The city of Düsseldorf supported our project with funding from the cultural office for the workshops and the economic development agency gave us an exhibition space for the Fashion Days. With the help of Diakonie Düsseldorf and the cooperation of many other people, we were able to realise the project work in the city centre for the Fashion Festival without a budget. A wonderful and new experience for me personally, because in the business of fashion and advertising, no project idea can be realised with pure humanity.

The presentation to the public for the DFD Festival Edition in the middle of the shopping zone during the fashion fair gave the participants an equal appreciation of their artistic work as well as their personal story. Being a woman without restrictions was not as normal for the participants with a recent history of flight as it is for us who live here. To represent an individual attitude through clothing as art was new and very special for all of them.

As designers, we learned a lot of new things about clothes from other cultures and were able to pass them on in conversations at the fashion event. Through fashion, art and clothing, we entered into an exchange with passers-by of all ages and social classes. Integration and migration as polarising topics in our society found an unusual and harmonious place of communication at our stand. The special nature of the dress-art works in the fashion context of the Düsseldorf trade fair offered us a platform with a particularly respectful approach.

A ballet production by the HHU Ballet Company supported our event with expressive dance, attracting the attention of passers-by to our exhibition. Dark escape shirts from Irene’s original Lesbos idea transported the emotion of pain, turmoil and change through movement. Uwe Schimera had decorated his installation “EUROPA” on puppets, which was a permanent eye-catcher in front of our exhibition tent. This escape scenery formed the stage and background for the dance performance and became a fitting intro to our presentation of the individual dress-art works on busts or worn by the participants themselves.

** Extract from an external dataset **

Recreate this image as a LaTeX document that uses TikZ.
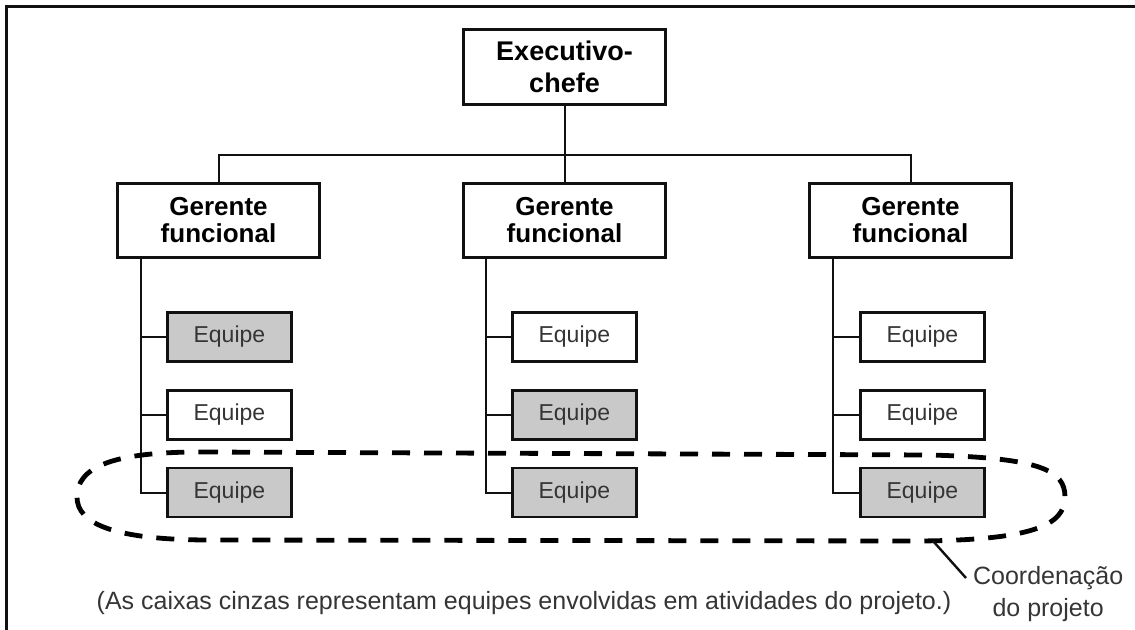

As a purely acoustic programme item, the first articles from the Charter of Human Rights sounded across the square in German to illustrate our commonalities as human beings. Our participants also recited the articles of human rights in their respective mother tongues. In their self-created refugee dress, some read their own texts in German or in their mother tongue, forming the emotional highlight of our presentation.

The printed, personal texts accompanying the dress-art works provided additional exciting insights into the participants’ experiences. This performance got under the skin of our group as well as the interested audience, the professional buyers of the fashion fair and diligents of the city. Young students who experience their normality as migrants here told older people who experienced their childhood in war here that the “European refugee crisis” meant the “great chance for a future” for them in their home country. The exchange of different generations and nations on an emotional level on this Saturday in Düsseldorf made it possible to experience human rapprochement through fashion, art and communication in a natural and respectful closeness.

On 22 July, we staged our conclusion, so to speak, which was already clear after the first workshop: fears and emotions of an experienced flight and migration are absolutely similar and comparable. They are simply human emotions that transcend all national borders and cultures. This summer we experienced with our participants that simple humanity is a connection and bridge across all borders.